Apart from using Northlight at Remedy, guess which option was my favorite.
Reason 1: No Bloat
"The engine" I made my game with for Android 2 can hardly be called an engine. It was a simple basic Java implementation of an OpenGL renderer and the basic game systems to make a simple arcade accelerometer game. Every line of code was fully used by the game, and the APK size was around one megabyte.
However, I later ported the game over to Unity 3.3. No assets were changed, gameplay logic code was just ported from Java to C#, and that was it. Yet, the APK size grew almost 800 percent, to over 8 megabytes. For a simple arcade game before cheap, fast, readily-available mobile internet, that was a killer.

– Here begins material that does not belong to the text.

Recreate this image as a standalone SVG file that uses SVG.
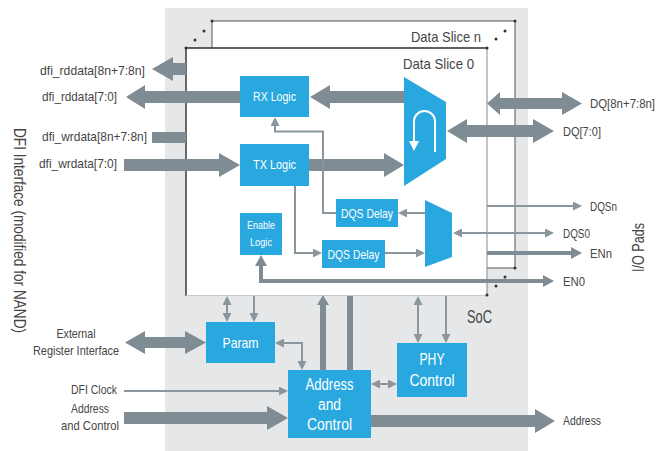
<svg xmlns="http://www.w3.org/2000/svg" width="666" height="451" viewBox="0 0 666 451">
<style>
text{font-family:"Liberation Sans",Arial,sans-serif;fill:#454545}
.w{fill:#ffffff}
.blk{fill:#29a8e0}
.big{fill:#7f8c93}
.ln{fill:none;stroke:#8a969c;stroke-width:2}
.lt{fill:none;stroke:#7f8c93;stroke-width:4}
.dot{fill:#333}
</style>
<defs>
<marker id="ah" markerUnits="userSpaceOnUse" markerWidth="9" markerHeight="9" viewBox="0 0 9 9" refX="0" refY="4.5" orient="auto-start-reverse"><path d="M0,0L9,4.5L0,9z" fill="#8a969c"/></marker>
<marker id="at" markerUnits="userSpaceOnUse" markerWidth="11" markerHeight="12" viewBox="0 0 11 12" refX="0" refY="6" orient="auto-start-reverse"><path d="M0,0L11,6L0,12z" fill="#7f8c93"/></marker>
</defs>
<rect id="soc" x="165" y="8" width="363" height="443" fill="#e6e7e8"/>
<g id="slice-n">
<rect x="212" y="21" width="303" height="247" fill="#fff"/>
<path d="M212,48V21H515V268H487" fill="none" stroke="#555" stroke-width="1"/>
</g>
<g id="slice-0">
<rect x="186" y="48" width="301" height="247" fill="#fff"/>
<path d="M186,296V48H487" fill="none" stroke="#2e2e2e" stroke-width="1.4"/>
<path d="M487,48V295" fill="none" stroke="#888" stroke-width="1"/>
<path d="M487,295.5H186" fill="none" stroke="#c8cacc" stroke-width="1"/>
</g>
<g id="dots">
<circle class="dot" cx="212" cy="21" r="1.5"/><circle class="dot" cx="204" cy="31" r="1.5"/><circle class="dot" cx="195" cy="40" r="1.5"/><circle class="dot" cx="186" cy="48" r="1.5"/>
<circle class="dot" cx="515" cy="21" r="1.5"/><circle class="dot" cx="505" cy="31" r="1.5"/><circle class="dot" cx="496" cy="39" r="1.5"/><circle class="dot" cx="487" cy="48" r="1.5"/>
<circle class="dot" cx="515" cy="268" r="1.5"/><circle class="dot" cx="505" cy="277" r="1.5"/><circle class="dot" cx="496" cy="286" r="1.5"/><circle class="dot" cx="487" cy="295" r="1.5"/>
</g>
<g id="connectors">
<polygon class="big" points="186,63 173,63 173,57 152,69 173,81 173,75 186,75"/>
<polygon class="big" points="240,91 145,91 145,85 126,97 145,109 145,103 240,103"/>
<polygon class="big" points="406,91 330,91 330,85 310,97 330,109 330,103 406,103"/>
<rect class="big" x="152" y="132" width="34" height="11"/>
<polygon class="big" points="124,159 219,159 219,153 240,165 219,177 219,171 124,171"/>
<polygon class="big" points="309,159 384,159 384,153 404,165 384,177 384,171 309,171"/>
<polygon class="big" points="447,131 467,119 467,125 533,125 533,119 554,131 533,143 533,137 467,137 467,143"/>
<polygon class="big" points="487,103.5 500,92 500,98 562,98 562,92 582,103.5 562,115 562,109 500,109 500,115"/>
<polygon class="big" points="125,342.5 145,331 145,337 185,337 185,331 206,342.5 185,354 185,348 145,348 145,354"/>
<polygon class="big" points="124,412 267,412 267,406 288,418 267,430 267,424 124,424"/>
<polygon class="big" points="371,415 535,415 535,409 555,421 535,433 535,427 371,427"/>
<polygon class="big" points="320,370 320,305 317,305 323,295 329,305 326,305 326,370"/>
<rect class="big" x="347" y="296" width="6" height="74"/>
<path class="ln" d="M425,213H407" marker-end="url(#ah)"/>
<path class="ln" d="M336,213H323V131.5H275V126" marker-end="url(#ah)"/>
<path class="ln" d="M295,186V253H313" marker-end="url(#ah)"/>
<path class="ln" d="M385,253H416" marker-end="url(#ah)"/>
<path class="ln" d="M462,233H545" marker-start="url(#ah)" marker-end="url(#ah)"/>
<path class="ln" d="M487,206H573" marker-end="url(#ah)"/>
<path class="lt" d="M487,253H571" marker-end="url(#at)"/>
<path class="lt" d="M261,266V281H543" marker-start="url(#at)" marker-end="url(#at)"/>
<path class="ln" d="M227,305V313" marker-start="url(#ah)" marker-end="url(#ah)"/>
<path class="ln" d="M254,296V313" marker-end="url(#ah)"/>
<path class="ln" d="M284,343H302V361" marker-start="url(#ah)" marker-end="url(#ah)"/>
<path class="ln" d="M124,391H279" marker-end="url(#ah)"/>
<path class="ln" d="M380,384H388" marker-start="url(#ah)" marker-end="url(#ah)"/>
<path class="ln" d="M418,305V334" marker-start="url(#ah)" marker-end="url(#ah)"/>
<path class="ln" d="M446,296V334" marker-end="url(#ah)"/>
</g>
<g id="rx-logic"><rect class="blk" x="240" y="76" width="69" height="41"/><text class="w" x="274.5" y="101" font-size="13.5" text-anchor="middle" textLength="43" lengthAdjust="spacingAndGlyphs">RX Logic</text></g>
<g id="tx-logic"><rect class="blk" x="240" y="144" width="69" height="42"/><text class="w" x="274.5" y="169" font-size="13.5" text-anchor="middle" textLength="43" lengthAdjust="spacingAndGlyphs">TX Logic</text></g>
<g id="mux-dq"><polygon class="blk" points="404,77 446,102 446,159 404,186"/>
<path d="M435,152V121.5A10.5,10.5 0 0 0 414,121.5V142" fill="none" stroke="#fff" stroke-width="2"/>
<polygon points="409,141 419,141 414,151" fill="#fff"/></g>
<g id="dqs-delay-1"><rect class="blk" x="336" y="199" width="62" height="28"/><text class="w" x="367" y="217.5" font-size="13" text-anchor="middle" textLength="52" lengthAdjust="spacingAndGlyphs">DQS Delay</text></g>
<g id="dqs-delay-2"><rect class="blk" x="322" y="240" width="63" height="28"/><text class="w" x="353.5" y="258.5" font-size="13" text-anchor="middle" textLength="52" lengthAdjust="spacingAndGlyphs">DQS Delay</text></g>
<g id="mux-dqs"><polygon class="blk" points="425,200 452,213 452,257 425,267"/></g>
<g id="enable-logic"><rect class="blk" x="240" y="213" width="42" height="42"/>
<text class="w" x="261" y="229" font-size="10.5" text-anchor="middle" textLength="28" lengthAdjust="spacingAndGlyphs">Enable</text>
<text class="w" x="261" y="246" font-size="10.5" text-anchor="middle" textLength="22" lengthAdjust="spacingAndGlyphs">Logic</text></g>
<g id="param"><rect class="blk" x="206" y="322" width="69" height="41"/><text class="w" x="240.5" y="347.5" font-size="14.5" text-anchor="middle" textLength="36" lengthAdjust="spacingAndGlyphs">Param</text></g>
<g id="addr-ctrl"><rect class="blk" x="288" y="370" width="83" height="68"/>
<text class="w" x="329.5" y="390" font-size="16" text-anchor="middle" textLength="48" lengthAdjust="spacingAndGlyphs">Address</text>
<text class="w" x="329.5" y="410" font-size="16" text-anchor="middle" textLength="23" lengthAdjust="spacingAndGlyphs">and</text>
<text class="w" x="329.5" y="430" font-size="16" text-anchor="middle" textLength="45" lengthAdjust="spacingAndGlyphs">Control</text></g>
<g id="phy-ctrl"><rect class="blk" x="397" y="343" width="70" height="54"/>
<text class="w" x="432" y="365" font-size="16" text-anchor="middle" textLength="25" lengthAdjust="spacingAndGlyphs">PHY</text>
<text class="w" x="432" y="386" font-size="16" text-anchor="middle" textLength="45" lengthAdjust="spacingAndGlyphs">Control</text></g>
<g id="labels">
<text x="411" y="42" font-size="14.5" textLength="70" lengthAdjust="spacingAndGlyphs">Data Slice n</text>
<text x="403" y="69" font-size="14.5" textLength="71" lengthAdjust="spacingAndGlyphs">Data Slice 0</text>
<text x="467" y="323" font-size="19" textLength="25" lengthAdjust="spacingAndGlyphs">SoC</text>
<text x="40" y="75" font-size="13" textLength="105" lengthAdjust="spacingAndGlyphs">dfi_rddata[8n+7:8n]</text>
<text x="42" y="101" font-size="13" textLength="75" lengthAdjust="spacingAndGlyphs">dfi_rddata[7:0]</text>
<text x="42" y="141" font-size="13" textLength="105" lengthAdjust="spacingAndGlyphs">dfi_wrdata[8n+7:8n]</text>
<text x="39" y="168" font-size="13" textLength="78" lengthAdjust="spacingAndGlyphs">dfi_wrdata[7:0]</text>
<text x="76" y="338" font-size="13" text-anchor="middle" textLength="39" lengthAdjust="spacingAndGlyphs">External</text>
<text x="76" y="355" font-size="13" text-anchor="middle" textLength="86" lengthAdjust="spacingAndGlyphs">Register Interface</text>
<text x="71" y="394" font-size="13" textLength="46" lengthAdjust="spacingAndGlyphs">DFI Clock</text>
<text x="90" y="413" font-size="13" text-anchor="middle" textLength="38" lengthAdjust="spacingAndGlyphs">Address</text>
<text x="90" y="430" font-size="13" text-anchor="middle" textLength="58" lengthAdjust="spacingAndGlyphs">and Control</text>
<text x="590" y="108" font-size="13" textLength="65" lengthAdjust="spacingAndGlyphs">DQ[8n+7:8n]</text>
<text x="563" y="136" font-size="13" textLength="38" lengthAdjust="spacingAndGlyphs">DQ[7:0]</text>
<text x="590" y="210.5" font-size="13" textLength="27" lengthAdjust="spacingAndGlyphs">DQSn</text>
<text x="563" y="237.5" font-size="13" textLength="27" lengthAdjust="spacingAndGlyphs">DQS0</text>
<text x="590" y="258" font-size="13" textLength="22" lengthAdjust="spacingAndGlyphs">ENn</text>
<text x="563" y="286" font-size="13" textLength="22" lengthAdjust="spacingAndGlyphs">EN0</text>
<text x="563" y="425" font-size="13" textLength="38" lengthAdjust="spacingAndGlyphs">Address</text>
<text transform="translate(644,247.5) rotate(-90)" font-size="17" text-anchor="middle" textLength="49" lengthAdjust="spacingAndGlyphs">I/O Pads</text>
<text transform="translate(14,230.5) rotate(90)" font-size="17" text-anchor="middle" textLength="205" lengthAdjust="spacingAndGlyphs">DFI Interface (modified for NAND)</text>
</g>
</svg>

With the growing feature sets of the popular game engines, you get a ton of versatility. But for small projects, the benefit of only rolling with features you might need vs. wrangling a massive feature set actually makes more sense.
To me at least.
Reason 2: Full Control
Since I am not programming full-time, my projects obviously move at a way lower pace than the engines get new versions. Now, you could argue that I could still rock Unity 5 and be happy. However, I beg to differ.
First, the main attraction for me with Unity3D was the Asset Store. More specifically, the art assets of the Asset Store. However, due to all the included fluff in the packages, something as simple as a model, and a texture and a material for the model, might have a minimum version requirement of 2019.2. And you're working on 2017.4 LTS.
This meant I couldn't necessarily get the assets I wanted. So there goes that advantage.
In addition, the way Unity3D development went seemed like you get a new version, with new features - and with bugs. Usually bugs you can't fix yourself without full access to source.
Then, there's eventually some new version, which finally fixes the bug affecting you. But oh wait, the new version introduced a different bug. This, combined to the reimport of all assets between versions, made me sometimes feel that, off the sparse times I program, instead of developing I just waited for a progress bar to, well, progress.
Reason 3: Apple Support
As everyone knows, Apple is not exactly considered the top gaming platform apart from the mobile free-to-play toys flooding the iOS AppStore. However, my home is filled with Apple devices, so to make something for my nephew to play on his visits, targeting Apple is a natural choice.
But for some reason, it often feels that Apple support outside of iOS seems often an afterthought - something that is slapped on to be able to call the engine multiplatform. Some engines don't even support development on a Mac.
A custom native solution thus makes perfect sense. Thus, after this rant, I give you:
The Engine
Like so many other game engine projects that have gloriously started only to vanish in flames to oblivion, I present to you the humble beginning: a grid of boxes rendered with a simple Metal shader with a front-back-left-right movable camera.
Insights So Far
So far into the project, I have to say that my first foray to Swift-land has been a glorious one; I love writing code in Swift!
Sure, there were growing pains to figure out how things work the Apple way. However, there are quite a few good free online resources to get you started, though I highly suggest mixing and matching sources as I think there wasn't a single "perfect" example.
What I yet don't know is how performant the Swift code will be down the line. Coming from a 1997 C++/Assembler background, it will be interesting how many things will come bite me in my posterior later on. Since I am currently working on adding 3D physics, I reckon I will find out sooner than later.
P.S: When ditching Unity, I uploaded all the source code I could on my GitHub. The gameplay code should be okay enough quality to maybe be off use, so take a look around if you're a Unity developer. DISCLAIMER: Code was last compiled on I think 2018.4 LTS, so YMMV.
P.P.S If you wonder why my GitHub is so empty, I actually use AWS CodeCommit for my private stuff. I will likely do some CD/CI write-up of the great AWS code tools later.